Shulman, C., & Bostrom, N. (2021). Sharing the world with digital minds. Rethinking Moral Status, 306-326.
Richard Brown writes, “Perhaps the best (only?) argument for computationalism are David Chalmers’ Dancing Qualia and Fading Qualia arguments”
All this argument establishes is that Digital-Holden is conscious - it leaves open whether the character of his conscious experience is the same as Biological-Holden’s. A related argument, the ‘dancing qualia’ argument, is meant to show that the character of experience is also preserved. But I won’t be discussing that—the issues with that argument are somewhat similar to the ones I’ll discuss with the ‘fading qualia’ argument.
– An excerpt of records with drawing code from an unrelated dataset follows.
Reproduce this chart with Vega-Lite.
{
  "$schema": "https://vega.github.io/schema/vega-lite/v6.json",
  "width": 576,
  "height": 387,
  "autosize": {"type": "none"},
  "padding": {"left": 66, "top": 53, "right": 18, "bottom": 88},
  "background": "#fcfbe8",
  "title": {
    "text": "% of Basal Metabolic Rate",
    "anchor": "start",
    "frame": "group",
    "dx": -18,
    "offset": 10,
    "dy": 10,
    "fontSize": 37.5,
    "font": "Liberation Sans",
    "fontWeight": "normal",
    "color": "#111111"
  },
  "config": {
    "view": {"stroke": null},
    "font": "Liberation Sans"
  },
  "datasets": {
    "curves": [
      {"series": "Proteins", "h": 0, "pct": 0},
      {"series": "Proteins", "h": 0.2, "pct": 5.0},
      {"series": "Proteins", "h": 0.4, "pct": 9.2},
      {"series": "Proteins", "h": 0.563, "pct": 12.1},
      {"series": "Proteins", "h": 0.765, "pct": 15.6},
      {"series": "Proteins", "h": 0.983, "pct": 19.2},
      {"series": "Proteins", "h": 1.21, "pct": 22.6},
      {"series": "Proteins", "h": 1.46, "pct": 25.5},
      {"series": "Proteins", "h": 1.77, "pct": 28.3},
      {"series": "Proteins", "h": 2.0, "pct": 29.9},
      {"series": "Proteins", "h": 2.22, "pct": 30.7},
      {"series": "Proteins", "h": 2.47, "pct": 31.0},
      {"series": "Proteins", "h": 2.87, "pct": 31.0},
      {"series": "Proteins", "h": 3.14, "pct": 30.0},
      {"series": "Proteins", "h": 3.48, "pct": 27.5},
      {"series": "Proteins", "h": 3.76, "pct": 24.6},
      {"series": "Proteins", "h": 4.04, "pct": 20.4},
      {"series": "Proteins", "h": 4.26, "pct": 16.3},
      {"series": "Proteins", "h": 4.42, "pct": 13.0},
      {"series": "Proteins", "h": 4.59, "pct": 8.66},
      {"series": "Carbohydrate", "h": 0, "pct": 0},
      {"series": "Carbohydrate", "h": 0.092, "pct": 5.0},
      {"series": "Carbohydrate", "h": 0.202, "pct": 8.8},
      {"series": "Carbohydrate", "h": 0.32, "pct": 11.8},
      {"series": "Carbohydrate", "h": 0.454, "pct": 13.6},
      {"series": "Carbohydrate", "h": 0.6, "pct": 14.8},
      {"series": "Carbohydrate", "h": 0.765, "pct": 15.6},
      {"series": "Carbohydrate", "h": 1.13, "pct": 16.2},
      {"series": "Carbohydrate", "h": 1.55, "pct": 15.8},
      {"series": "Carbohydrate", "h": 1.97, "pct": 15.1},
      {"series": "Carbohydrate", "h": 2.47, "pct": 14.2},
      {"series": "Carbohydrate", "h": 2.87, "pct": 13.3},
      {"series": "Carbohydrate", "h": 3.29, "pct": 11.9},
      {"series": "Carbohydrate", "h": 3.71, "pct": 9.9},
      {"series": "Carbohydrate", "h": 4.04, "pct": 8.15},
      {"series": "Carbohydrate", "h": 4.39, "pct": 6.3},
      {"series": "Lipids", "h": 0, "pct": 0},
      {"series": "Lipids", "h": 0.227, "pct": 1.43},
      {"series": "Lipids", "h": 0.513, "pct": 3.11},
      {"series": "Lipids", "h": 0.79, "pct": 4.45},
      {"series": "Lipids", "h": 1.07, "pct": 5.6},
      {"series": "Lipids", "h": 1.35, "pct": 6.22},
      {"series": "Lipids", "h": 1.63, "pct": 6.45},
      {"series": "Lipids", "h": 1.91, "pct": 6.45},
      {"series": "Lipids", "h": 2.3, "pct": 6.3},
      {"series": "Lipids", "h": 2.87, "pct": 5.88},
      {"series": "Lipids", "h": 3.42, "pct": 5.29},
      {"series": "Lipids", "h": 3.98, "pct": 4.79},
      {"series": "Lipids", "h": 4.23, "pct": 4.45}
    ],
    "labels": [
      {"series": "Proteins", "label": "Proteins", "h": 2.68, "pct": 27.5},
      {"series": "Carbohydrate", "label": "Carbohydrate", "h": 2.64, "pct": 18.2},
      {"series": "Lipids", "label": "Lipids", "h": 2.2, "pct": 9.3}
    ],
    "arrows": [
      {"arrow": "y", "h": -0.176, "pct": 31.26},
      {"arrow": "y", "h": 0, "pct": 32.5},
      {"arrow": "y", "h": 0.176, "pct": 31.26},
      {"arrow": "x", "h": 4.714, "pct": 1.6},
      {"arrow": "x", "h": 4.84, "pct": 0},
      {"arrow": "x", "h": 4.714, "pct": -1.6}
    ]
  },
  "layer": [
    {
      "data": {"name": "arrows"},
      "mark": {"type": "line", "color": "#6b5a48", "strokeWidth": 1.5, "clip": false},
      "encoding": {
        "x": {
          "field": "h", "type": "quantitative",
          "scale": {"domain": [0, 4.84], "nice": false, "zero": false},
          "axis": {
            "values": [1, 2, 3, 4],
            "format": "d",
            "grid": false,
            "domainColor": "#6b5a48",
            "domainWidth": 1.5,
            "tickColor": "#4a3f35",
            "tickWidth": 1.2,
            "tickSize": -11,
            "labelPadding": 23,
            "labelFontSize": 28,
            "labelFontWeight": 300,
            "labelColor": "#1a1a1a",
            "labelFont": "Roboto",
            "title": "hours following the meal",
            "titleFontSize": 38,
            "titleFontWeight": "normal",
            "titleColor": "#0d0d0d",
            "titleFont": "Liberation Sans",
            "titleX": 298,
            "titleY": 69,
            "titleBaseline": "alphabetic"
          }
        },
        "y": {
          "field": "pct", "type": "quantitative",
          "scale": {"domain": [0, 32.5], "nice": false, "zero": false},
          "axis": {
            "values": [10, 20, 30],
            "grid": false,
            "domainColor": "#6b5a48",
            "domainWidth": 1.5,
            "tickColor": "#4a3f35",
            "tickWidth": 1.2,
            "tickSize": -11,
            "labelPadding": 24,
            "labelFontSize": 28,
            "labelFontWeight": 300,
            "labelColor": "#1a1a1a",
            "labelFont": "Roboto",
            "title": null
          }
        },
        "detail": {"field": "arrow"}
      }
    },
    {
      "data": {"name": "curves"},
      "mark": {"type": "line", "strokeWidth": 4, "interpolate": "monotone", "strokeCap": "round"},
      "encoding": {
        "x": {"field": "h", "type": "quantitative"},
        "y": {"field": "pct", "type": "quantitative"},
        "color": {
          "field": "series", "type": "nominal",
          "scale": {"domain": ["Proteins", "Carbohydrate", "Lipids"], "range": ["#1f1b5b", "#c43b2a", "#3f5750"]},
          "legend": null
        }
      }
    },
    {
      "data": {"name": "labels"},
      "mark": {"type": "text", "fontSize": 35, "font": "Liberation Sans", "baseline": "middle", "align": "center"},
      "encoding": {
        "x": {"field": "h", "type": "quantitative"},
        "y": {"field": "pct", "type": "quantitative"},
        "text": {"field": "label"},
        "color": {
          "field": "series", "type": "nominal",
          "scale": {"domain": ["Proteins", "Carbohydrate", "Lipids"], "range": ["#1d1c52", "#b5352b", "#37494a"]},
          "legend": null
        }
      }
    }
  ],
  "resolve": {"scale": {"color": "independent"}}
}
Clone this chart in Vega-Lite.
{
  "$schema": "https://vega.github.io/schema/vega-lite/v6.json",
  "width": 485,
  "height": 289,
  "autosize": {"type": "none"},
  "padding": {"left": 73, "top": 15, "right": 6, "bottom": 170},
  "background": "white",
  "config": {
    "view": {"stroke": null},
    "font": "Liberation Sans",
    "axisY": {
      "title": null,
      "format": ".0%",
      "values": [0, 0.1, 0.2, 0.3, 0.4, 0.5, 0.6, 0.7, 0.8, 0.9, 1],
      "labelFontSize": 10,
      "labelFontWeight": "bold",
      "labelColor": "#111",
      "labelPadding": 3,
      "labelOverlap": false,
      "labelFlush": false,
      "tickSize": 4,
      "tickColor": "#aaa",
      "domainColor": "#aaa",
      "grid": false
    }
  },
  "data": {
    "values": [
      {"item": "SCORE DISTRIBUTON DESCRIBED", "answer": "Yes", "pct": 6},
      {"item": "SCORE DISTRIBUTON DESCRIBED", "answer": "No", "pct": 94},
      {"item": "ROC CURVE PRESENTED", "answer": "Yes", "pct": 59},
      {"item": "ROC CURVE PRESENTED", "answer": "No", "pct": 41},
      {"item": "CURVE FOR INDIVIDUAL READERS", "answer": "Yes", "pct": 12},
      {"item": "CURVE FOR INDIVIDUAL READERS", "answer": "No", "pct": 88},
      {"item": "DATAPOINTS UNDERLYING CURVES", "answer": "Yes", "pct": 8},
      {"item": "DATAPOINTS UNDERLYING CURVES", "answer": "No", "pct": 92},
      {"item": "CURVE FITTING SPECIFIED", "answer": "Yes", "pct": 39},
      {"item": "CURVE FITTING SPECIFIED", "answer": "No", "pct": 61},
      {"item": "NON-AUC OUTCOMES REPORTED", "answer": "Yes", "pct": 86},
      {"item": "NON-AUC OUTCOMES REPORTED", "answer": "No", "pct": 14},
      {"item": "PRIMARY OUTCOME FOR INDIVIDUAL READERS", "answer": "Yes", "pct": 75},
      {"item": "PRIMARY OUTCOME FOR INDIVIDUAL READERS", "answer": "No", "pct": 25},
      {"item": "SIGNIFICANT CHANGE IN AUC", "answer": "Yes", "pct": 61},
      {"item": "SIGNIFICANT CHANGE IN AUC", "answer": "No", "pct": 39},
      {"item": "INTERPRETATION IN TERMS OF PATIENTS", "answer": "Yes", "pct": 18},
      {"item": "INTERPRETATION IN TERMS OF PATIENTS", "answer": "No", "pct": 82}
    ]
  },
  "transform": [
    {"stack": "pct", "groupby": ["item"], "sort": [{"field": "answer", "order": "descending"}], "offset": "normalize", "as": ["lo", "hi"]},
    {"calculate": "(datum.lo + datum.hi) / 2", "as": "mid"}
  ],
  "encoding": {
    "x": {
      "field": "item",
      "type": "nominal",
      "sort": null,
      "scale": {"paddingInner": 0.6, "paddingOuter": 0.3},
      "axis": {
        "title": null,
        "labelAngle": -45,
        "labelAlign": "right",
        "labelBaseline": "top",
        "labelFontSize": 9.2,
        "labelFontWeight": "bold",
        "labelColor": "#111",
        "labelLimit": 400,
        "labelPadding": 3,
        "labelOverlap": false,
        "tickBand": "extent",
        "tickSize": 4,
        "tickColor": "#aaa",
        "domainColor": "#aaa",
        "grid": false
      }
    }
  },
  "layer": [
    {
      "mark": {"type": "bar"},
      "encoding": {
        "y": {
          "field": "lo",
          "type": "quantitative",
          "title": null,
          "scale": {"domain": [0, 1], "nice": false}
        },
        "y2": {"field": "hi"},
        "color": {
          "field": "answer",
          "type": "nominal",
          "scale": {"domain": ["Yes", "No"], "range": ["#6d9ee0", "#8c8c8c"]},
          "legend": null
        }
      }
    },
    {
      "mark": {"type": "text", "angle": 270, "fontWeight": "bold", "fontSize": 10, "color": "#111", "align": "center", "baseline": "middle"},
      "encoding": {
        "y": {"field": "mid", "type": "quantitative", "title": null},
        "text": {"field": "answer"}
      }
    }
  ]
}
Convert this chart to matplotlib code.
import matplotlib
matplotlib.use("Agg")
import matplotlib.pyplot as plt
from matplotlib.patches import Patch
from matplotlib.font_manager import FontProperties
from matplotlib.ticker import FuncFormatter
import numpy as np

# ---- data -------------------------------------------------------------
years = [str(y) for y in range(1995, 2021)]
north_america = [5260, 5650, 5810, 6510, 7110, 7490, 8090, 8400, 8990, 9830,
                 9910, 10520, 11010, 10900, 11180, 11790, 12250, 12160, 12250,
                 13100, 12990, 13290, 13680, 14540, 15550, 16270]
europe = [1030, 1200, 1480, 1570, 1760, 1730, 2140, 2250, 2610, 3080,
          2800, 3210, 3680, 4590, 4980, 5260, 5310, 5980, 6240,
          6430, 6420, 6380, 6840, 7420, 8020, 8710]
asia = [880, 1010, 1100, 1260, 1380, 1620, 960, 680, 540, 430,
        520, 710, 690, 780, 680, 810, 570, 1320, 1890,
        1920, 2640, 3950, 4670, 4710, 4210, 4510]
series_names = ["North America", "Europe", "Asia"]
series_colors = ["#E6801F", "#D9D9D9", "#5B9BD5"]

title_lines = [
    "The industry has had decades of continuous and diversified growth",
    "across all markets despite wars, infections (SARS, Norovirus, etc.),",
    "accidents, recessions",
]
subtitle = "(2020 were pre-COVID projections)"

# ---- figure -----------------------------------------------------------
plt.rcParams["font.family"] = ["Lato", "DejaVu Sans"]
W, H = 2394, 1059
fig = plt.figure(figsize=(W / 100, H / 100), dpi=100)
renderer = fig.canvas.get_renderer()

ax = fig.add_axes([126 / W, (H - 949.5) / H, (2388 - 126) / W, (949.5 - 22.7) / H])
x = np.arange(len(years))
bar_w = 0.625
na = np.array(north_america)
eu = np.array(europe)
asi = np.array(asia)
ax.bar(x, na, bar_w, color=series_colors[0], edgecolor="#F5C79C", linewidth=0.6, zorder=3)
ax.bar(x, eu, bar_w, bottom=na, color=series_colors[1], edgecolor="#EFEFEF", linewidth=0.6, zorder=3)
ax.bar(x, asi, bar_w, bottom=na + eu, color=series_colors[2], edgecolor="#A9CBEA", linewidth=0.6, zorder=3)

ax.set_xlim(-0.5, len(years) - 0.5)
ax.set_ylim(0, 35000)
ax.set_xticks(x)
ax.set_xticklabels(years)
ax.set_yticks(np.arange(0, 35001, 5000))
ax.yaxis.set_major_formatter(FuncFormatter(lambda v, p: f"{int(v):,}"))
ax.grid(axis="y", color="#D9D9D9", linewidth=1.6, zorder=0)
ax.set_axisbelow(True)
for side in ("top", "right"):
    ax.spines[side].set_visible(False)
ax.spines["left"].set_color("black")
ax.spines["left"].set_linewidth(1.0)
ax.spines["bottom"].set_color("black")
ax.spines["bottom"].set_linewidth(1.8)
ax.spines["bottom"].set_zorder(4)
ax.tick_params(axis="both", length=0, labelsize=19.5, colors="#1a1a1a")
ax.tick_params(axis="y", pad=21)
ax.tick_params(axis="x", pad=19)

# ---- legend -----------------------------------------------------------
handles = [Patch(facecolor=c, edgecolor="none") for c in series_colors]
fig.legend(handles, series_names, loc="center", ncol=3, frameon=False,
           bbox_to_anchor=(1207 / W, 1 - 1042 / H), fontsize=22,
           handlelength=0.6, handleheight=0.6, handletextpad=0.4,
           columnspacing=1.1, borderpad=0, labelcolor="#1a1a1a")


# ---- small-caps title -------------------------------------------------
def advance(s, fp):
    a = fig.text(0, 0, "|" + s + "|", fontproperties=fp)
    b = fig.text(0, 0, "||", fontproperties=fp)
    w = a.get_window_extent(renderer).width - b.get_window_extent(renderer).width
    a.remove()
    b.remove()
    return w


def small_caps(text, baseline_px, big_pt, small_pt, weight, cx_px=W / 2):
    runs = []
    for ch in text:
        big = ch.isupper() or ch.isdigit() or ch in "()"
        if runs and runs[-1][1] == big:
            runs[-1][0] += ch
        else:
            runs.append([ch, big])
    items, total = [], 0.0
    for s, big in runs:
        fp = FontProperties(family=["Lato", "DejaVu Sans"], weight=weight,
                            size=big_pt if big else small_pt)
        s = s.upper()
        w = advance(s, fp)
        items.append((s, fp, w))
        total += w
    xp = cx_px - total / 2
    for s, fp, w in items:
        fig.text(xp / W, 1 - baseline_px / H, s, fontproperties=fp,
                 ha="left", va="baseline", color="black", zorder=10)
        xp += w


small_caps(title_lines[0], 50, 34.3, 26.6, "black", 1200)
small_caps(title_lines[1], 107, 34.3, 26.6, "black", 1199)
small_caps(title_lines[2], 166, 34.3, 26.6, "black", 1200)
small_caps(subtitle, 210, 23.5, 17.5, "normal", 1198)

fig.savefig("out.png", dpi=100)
Bostrom in Superintelligence: “with sufficiently advanced scanning technology and abundant computing power, it might be possible to brute-force an emulation even with a fairly limited understanding of the brain. In the unrealistic limiting case, we could imagine emulating a brain at the level of its elementary particles using the quantum mechanical Schrödinger equation. Then one could rely entirely on existing knowledge of physics and not at all on any biological model.”
Holden acknowledges these possibilities: “I think it's reasonably likely that by the time digital people are possible (or pretty soon afterward), they will be quite different from today's humans.”
I like calling the subject “digital people.” Person-hood opens up a lot for discussion.
It feels like there is some paradox hidden in the argument for simulation. Isn’t any actual simulation, in practice if not by definition, only an approximation of that which is simulated? As in a sufficiently detailed map is NOT a map but necessarily IS the territory. This point might be illuminated by philosophical theories about the nature of identity, uniqueness, and sameness. I’ve tried, but can’t read that stuff.
I think that simulation has another big problem beyond those of substrate independence or level of approximation. Simulated conscious entities could not have the experiences and behavior of a person unless they also had a simulated body in a dynamic environment. We could simulate a body, and simulate experiences and behavior, but that would occur in some framework that depended on the outside, real world to be simulating itself for the sake of the simulated conscious entity.
It seems like this idea of a perfect simulation of a human mind requires a perhaps infeasable computation. I.e., you need a functional-equivalence simulation of a brain and a simulated body in a simulated world that itself simulates, as “sensory input” to the sim-body, the entire outside world. Karnofsky (in his Digital People FAQ) doesn’t see this as a problem: you just do all these computations to the level of detail needed for the digital people to have a functional life. That’s like saying that I would not go insane if I was suddenly plunged into a world of low sensory fidelity, limited info about the outside word, and drastically limited agency for a toy body.
If I had the time, I would plow through Robin Hanson’s “The Age of Em” to see how he handles this can of worms. Reviews have failed to tell me how his Em(ulation)’s world works.
However, I did read Neal Stephenson’s “Fall, or Dodge in Hell.” He imagines a way that a population of emulated mind/bodies might incrementally create their own world: if we support them with enough compute power in our world. This allows him to make plausible suggestions about social relations among emulations, and what any connection to our world would be like.